What to Do When You Have a Sewer Line BlockageDito Rodriguez | May 18, 2015
A sewer line blockage can be an ugly, smelly, and expensive mess. Once there is a blockage, you might quickly smell the foul odor or see water leaking. You certainly will know there is a problem. A sewer line clog is a very serious problem that can be considered a plumbing emergency. The quicker you get the sewer line cleared, the better chance you will have that the line doesn’t bust. And if your sewer line has busted, then you definitely want to act fast.
Blockage of your sewer lines is one of the most common problems in plumbing. What happens is that food waste, hair, paper, and more get clogged in a drain, causing the sewer line to backup or crack. If you have kitchen and bathroom sink drains or toilets that are slow to flush or need regular plunging, this is a sign of a blockage in the sewer pipe.
Here are some of the steps to take when you have a sewer line blockage:
- The first thing to do in the event that your sewer line is blocked is to shut off all water and don’t use any plumbing in the house until the blockage is cleared or you can isolate the problem. Next, identify where the line is located and the sources of plumbing fixtures/drains that go to that sewer line.
- Start checking plumbing fixtures in the home. It is very important that you don’t force anything else through a clogged sewer line. This means if you have a line that is blocked and the toilet is backing up, stop using the toilet until you fix the problem. But too often multiple plumbing fixtures are involved. You don’t want to pour anything more down sinks that will add to the blockage in that line. In the bathroom, you have a tub/shower and sinks that could be affected. In the kitchen, you have garbage disposals and sinks that could be affected.
- When checking which fixtures may be affected by a clog, be careful. There could be some strange reactions from your fixtures. For example, flushing your toilet might cause a backup in the tub and/or shower. That is because the tub/shower drain is usually at a lower point. Another reaction could be running the sink and seeing bubbles coming up from the toilet.
- If you suspect your sewer line is blocked but not cracked or broken, you might be able to unclog waste and debris with a plunger. If plunging unclogs the line, great, you probably had a problem close to the fixture that was easy to fix. But if not then follow up the plunging with a simple mix of equal portions of hot water and vinegar or a store-bought drain cleaner. You may have to wait for the mixture or cleaner to work. It may take several hours. And you might have to use the vinegar mixture or cleaner at multiple points that drain into the line.
- If these methods don’t work and you still think your sewer blockage hasn’t damaged the pipe, you may have to call the plumber. The plumber might first try to use a snake to unclog the waste and debris. There are also mechanical methods that force pressure (sewer jet nozzles) or air (air burst drain cleaners) through the pipe to try and break up the clogged waste and debris.

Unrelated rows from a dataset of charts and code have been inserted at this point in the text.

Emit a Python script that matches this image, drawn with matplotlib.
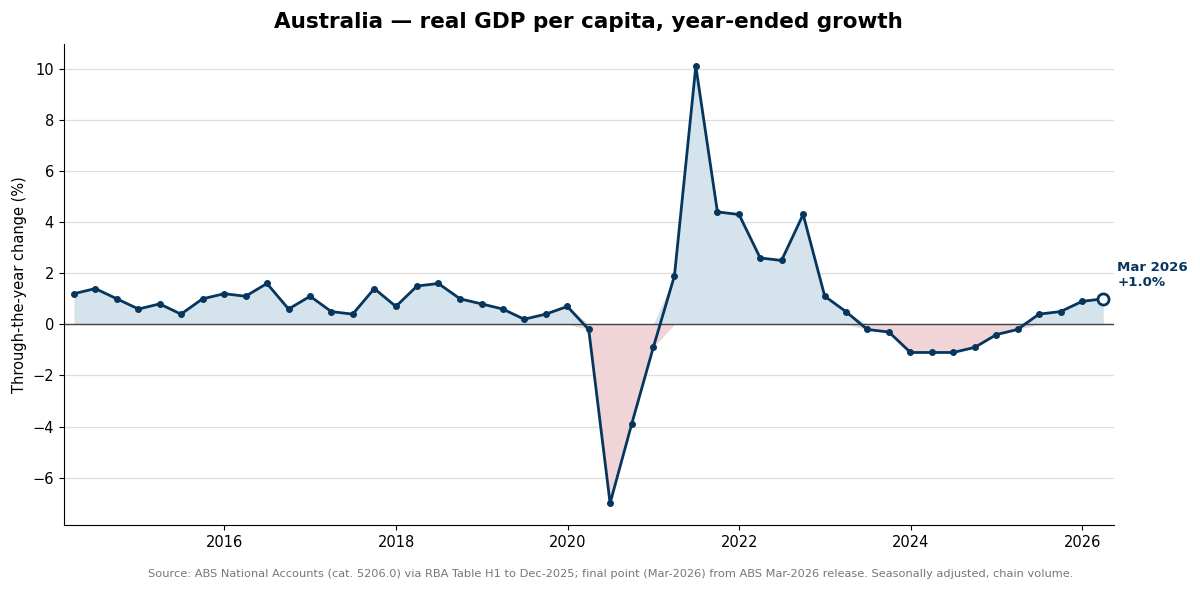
import numpy as np
import pandas as pd
import matplotlib
matplotlib.use("Agg")
import matplotlib.pyplot as plt
import matplotlib.dates as mdates
from matplotlib.ticker import MultipleLocator

# quarterly, year-ended growth of real GDP per capita (%)
quarters = pd.date_range("2014-03-31", "2026-03-31", freq="QE")
growth = [1.2, 1.4, 1.0, 0.6, 0.8, 0.4, 1.0, 1.2, 1.1, 1.6, 0.6, 1.1,
          0.5, 0.4, 1.4, 0.7, 1.5, 1.6, 1.0, 0.8, 0.6, 0.2, 0.4, 0.7,
          -0.2, -7.0, -3.9, -0.9, 1.9, 10.1, 4.4, 4.3, 2.6, 2.5, 4.3, 1.1,
          0.5, -0.2, -0.3, -1.1, -1.1, -1.1, -0.9, -0.4, -0.2, 0.4, 0.5, 0.9,
          1.0]
last_label = "Mar 2026\n+1.0%"
title = "Australia \u2014 real GDP per capita, year-ended growth"
ylabel = "Through-the-year change (%)"
source = ("Source: ABS National Accounts (cat. 5206.0) via RBA Table H1 to Dec-2025; "
          "final point (Mar-2026) from ABS Mar-2026 release. Seasonally adjusted, chain volume.")

navy = "#06365e"
y = np.array(growth)

fig, ax = plt.subplots(figsize=(12, 5.92), dpi=100)
fig.subplots_adjust(left=0.053, right=0.928, top=0.925, bottom=0.113)

#shaded areas above / below zero
ax.fill_between(quarters, np.maximum(y, 0), 0, color="#d5e3ec", lw=0, zorder=1)
ax.fill_between(quarters, np.minimum(y, 0), 0, color="#f0d4d7", lw=0, zorder=1)
ax.axhline(0, color="#444444", lw=1, zorder=2)

ax.plot(quarters[:-1], y[:-1], color=navy, lw=2, marker="o", ms=4, zorder=3)
ax.plot(quarters[-2:], y[-2:], color=navy, lw=2, zorder=3)
ax.plot(quarters[-1:], y[-1:], marker="o", ms=8, mfc="white", mec=navy, mew=2,
        ls="none", zorder=4)
ax.annotate(last_label, xy=(quarters[-1], y[-1]), xytext=(10, 7),
            textcoords="offset points", color=navy, fontsize=9.6,
            fontweight="bold", ha="left", va="bottom", annotation_clip=False)

ax.margins(x=0.01)
ax.xaxis.set_major_locator(mdates.YearLocator(2))
ax.xaxis.set_major_formatter(mdates.DateFormatter("%Y"))
ax.yaxis.set_major_locator(MultipleLocator(2))
ax.grid(axis="y", color="#dddddd", lw=0.9)
ax.set_axisbelow(True)
for s in ["top", "right"]:
    ax.spines[s].set_visible(False)
ax.tick_params(labelsize=10.5)
ax.set_ylabel(ylabel, fontsize=10.5)
ax.set_title(title, fontsize=15.5, fontweight="bold", pad=12)

fig.text(0.509, 0.025, source, ha="center", fontsize=8.2, color="#777777")

fig.savefig("out.png", dpi=100)
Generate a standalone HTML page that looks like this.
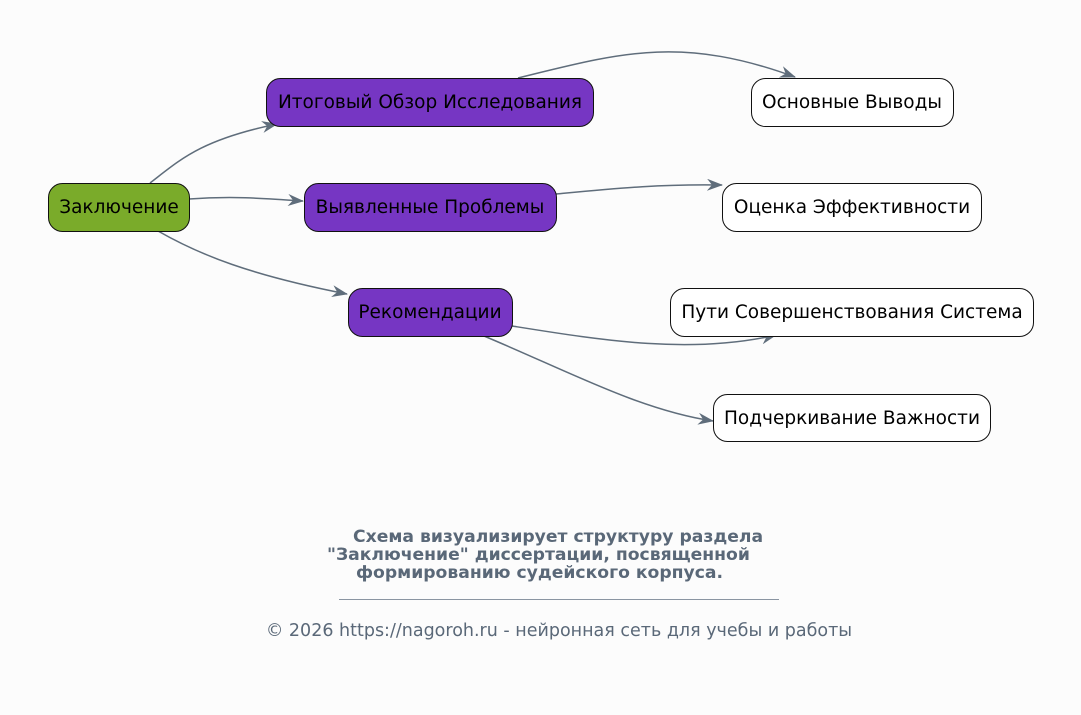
<!DOCTYPE html>
<html><head><meta charset="utf-8"><style>
html,body{margin:0;padding:0;background:#fcfcfc;}
svg{display:block;font-family:"DejaVu Sans","Liberation Sans",sans-serif;}
</style></head><body>
<svg width="1081" height="715" viewBox="0 0 1081 715" xmlns="http://www.w3.org/2000/svg">
<defs>
<marker id="a" viewBox="0 0 16 12" refX="15" refY="6" markerWidth="16" markerHeight="12" markerUnits="userSpaceOnUse" orient="auto">
<path d="M0,0 L16,6 L0,12 L5,6 z" fill="#5f6d7b"/>
</marker>
</defs>
<rect width="1081" height="715" fill="#fcfcfc"/>
<g fill="none" stroke="#5f6d7b" stroke-width="1.5" marker-end="url(#a)">
<path d="M150,183 C180,160 200,140 277,124"/>
<path d="M189,199 C230,196 260,198 303,201"/>
<path d="M158,231 C200,255 250,275 347,294"/>
<path d="M518,78 C620,53 680,35 795,77"/>
<path d="M556,194 C620,188 660,184 722,185"/>
<path d="M512,326 C600,340 690,355 776,335"/>
<path d="M484,336 C570,372 640,410 713,421"/>
</g>
<g stroke="#111" stroke-width="1">
<rect x="48.5" y="183.5" width="141" height="48" rx="14" fill="#7aab2a"/>
<rect x="266.5" y="78.5" width="327" height="48" rx="14" fill="#7636c3"/>
<rect x="304.5" y="183.5" width="252" height="48" rx="14" fill="#7636c3"/>
<rect x="348.5" y="288.5" width="164" height="48" rx="14" fill="#7636c3"/>
<rect x="751.5" y="78.5" width="202" height="48" rx="14" fill="#fff"/>
<rect x="722.5" y="183.5" width="259" height="48" rx="14" fill="#fff"/>
<rect x="670.5" y="288.5" width="363" height="48" rx="14" fill="#fff"/>
<rect x="713.5" y="394.5" width="277" height="47" rx="14" fill="#fff"/>
</g>
<g font-size="18.5" fill="#000" text-anchor="middle">
<text x="119" y="213">Заключение</text>
<text x="430" y="108">Итоговый Обзор Исследования</text>
<text x="430" y="213">Выявленные Проблемы</text>
<text x="430" y="318">Рекомендации</text>
<text x="852" y="108">Основные Выводы</text>
<text x="852" y="213">Оценка Эффективности</text>
<text x="852" y="318">Пути Совершенствования Система</text>
<text x="852" y="424">Подчеркивание Важности</text>
</g>
<g font-size="17.2" font-weight="bold" fill="#5a6878">
<text x="353" y="542">Схема визуализирует структуру раздела</text>
<text x="327" y="560">"Заключение" диссертации, посвященной</text>
<text x="356" y="578">формированию судейского корпуса.</text>
</g>
<line x1="339" y1="599.5" x2="779" y2="599.5" stroke="#8a95a2" stroke-width="1"/>
<text x="559" y="636" font-size="17.5" fill="#5a6878" text-anchor="middle">© 2026 https://nagoroh.ru - нейронная сеть для учебы и работы</text>
</svg>
</body></html>
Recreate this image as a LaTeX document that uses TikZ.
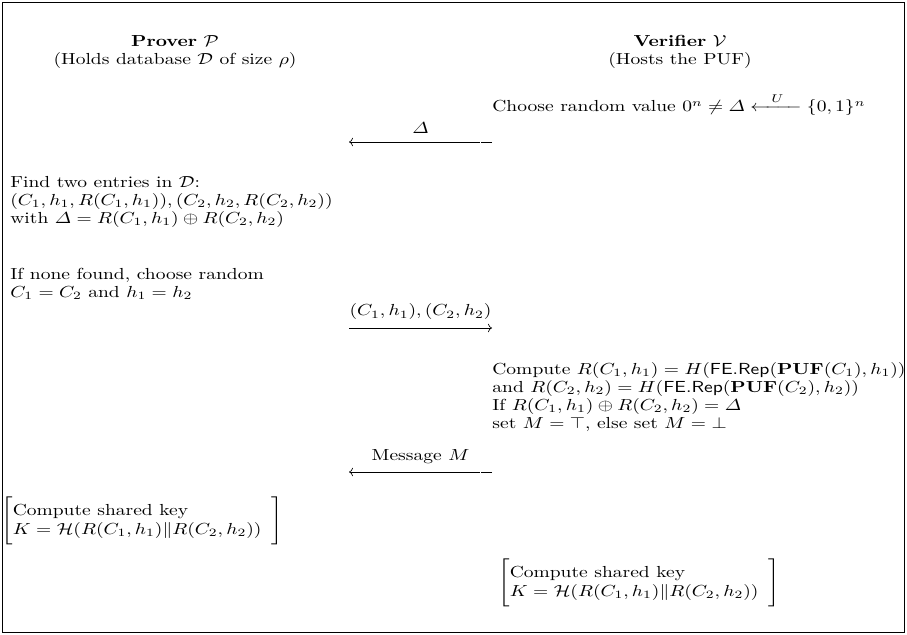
\documentclass[tikz,border=0pt]{standalone}
\usepackage{amsmath,amssymb}
\usepackage{tikz}
\usetikzlibrary{positioning,arrows.meta}
\newcommand{\sharedkey}{\Biggl[\begin{array}{@{}l}\text{Compute shared key}\\ K=\mathcal{H}(R(C_1,h_1)\|R(C_2,h_2))\end{array}\Biggr]}
\tikzset{
    party/.style={align=center, inner sep=0pt, xscale=1.22, font=\fontsize{10pt}{11.25pt}\selectfont},
    txt/.style={align=left, inner sep=0pt, xscale=1.22, font=\fontsize{10pt}{11.25pt}\selectfont},
    lbl/.style={inner sep=0pt, xscale=1.22, above=5pt},
    keybox/.style={inner sep=0pt, xscale=1.22, anchor=west},
    msg/.style={-To, line width=0.4pt},
    msgback/.style={msg, dash pattern=on 6.9pt off 0.7pt on 200pt}
}

\begin{document}
\begin{tikzpicture}[x=0.625pt, y=-0.625pt]
\useasboundingbox (0,0) rectangle (907,635);
\draw[line width=0.6pt] (2,2) rectangle (904,632);

% Parties
\node[party, anchor=north] (prover) at (175,35) {\textbf{Prover} $\mathcal{P}$\\(Holds database $\mathcal{D}$ of size $\rho$)};
\node[party, anchor=north] (verifier) at (680,35) {\textbf{Verifier} $\mathcal{V}$\\(Hosts the PUF)};

% Challenge
\node[txt, anchor=base west] (choose) at (492,112) {Choose random value $0^n \neq \varDelta \xleftarrow{\;\;\;U\;\;\;} \{0,1\}^n$};
\coordinate (p1) at (349,142);
\coordinate (v1) at (492,142);
\draw[msgback] (v1) -- node[lbl] {$\varDelta$} (p1);

% Prover side lookup
\node[txt, anchor=north west] (find) at (10,176) {Find two entries in $\mathcal{D}$:\\$(C_1,h_1,R(C_1,h_1)),(C_2,h_2,R(C_2,h_2))$\\with $\varDelta = R(C_1,h_1)\oplus R(C_2,h_2)$};
\node[txt, anchor=north west] (fallback) at (10,268) {If none found, choose random\\$C_1=C_2$ and $h_1=h_2$};
\coordinate (p2) at (349,328);
\coordinate (v2) at (492,328);
\draw[msg] (p2) -- node[lbl] {$(C_1,h_1),(C_2,h_2)$} (v2);

% Verifier side check
\node[txt, anchor=north west] (check) at (492,362) {Compute $R(C_1,h_1)=H(\mathsf{FE.Rep}(\mathbf{PUF}(C_1),h_1))$\\and $R(C_2,h_2)=H(\mathsf{FE.Rep}(\mathbf{PUF}(C_2),h_2))$\\If $R(C_1,h_1)\oplus R(C_2,h_2)=\varDelta$\\set $M=\top$, else set $M=\bot$};
\coordinate (p3) at (349,472);
\coordinate (v3) at (492,472);
\draw[msgback] (v3) -- node[lbl] {Message $M$} (p3);

% Shared keys
\node[keybox] (pkey) at (1,521) {$\sharedkey$};
\node[keybox] (vkey) at (498,583) {$\sharedkey$};

\end{tikzpicture}
\end{document}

- For more serious blockages or if you know you have a cracked or busted pipe, the line will require repair. Your plumber may have to cut through walls to get to the line for repair. But there may be times when you really don’t know where the blockage is located. You know you have blockage because a toilet or sink is backing up. In this case, the blockage might be further down the line where most chemical and mechanical fixes can’t reach it. Look for signs of leakage along the walls or floor. And if you still can’t find the location of the blockage you might need to have the line inspected.
- There are different types of inspections for sewer lines, such as leak detection instruments and cameras. If you don’t see signs of a leak, you may be able to locate the leak with a non-intrusive leak detector device that listens for noises such as increased gurgling that may indicate a deep clog. Another option is to have a camera inspection. The camera allows you to go into your pipe from the area that is backing up to see what is inside the pipe. Any inspections using equipment can be expensive. And then once you locate the problem, you will still have to repair the line. That could mean pulling up tile or cutting through a wall to get to the line for repair.
The location of sewer line blockages can be obvious, or they can be elusive and destructive. Calling an expert plumber during an emergency such as when you have a sewer line blockage can help get your sewer system working back the way it should as quickly and cost-effectively as possible.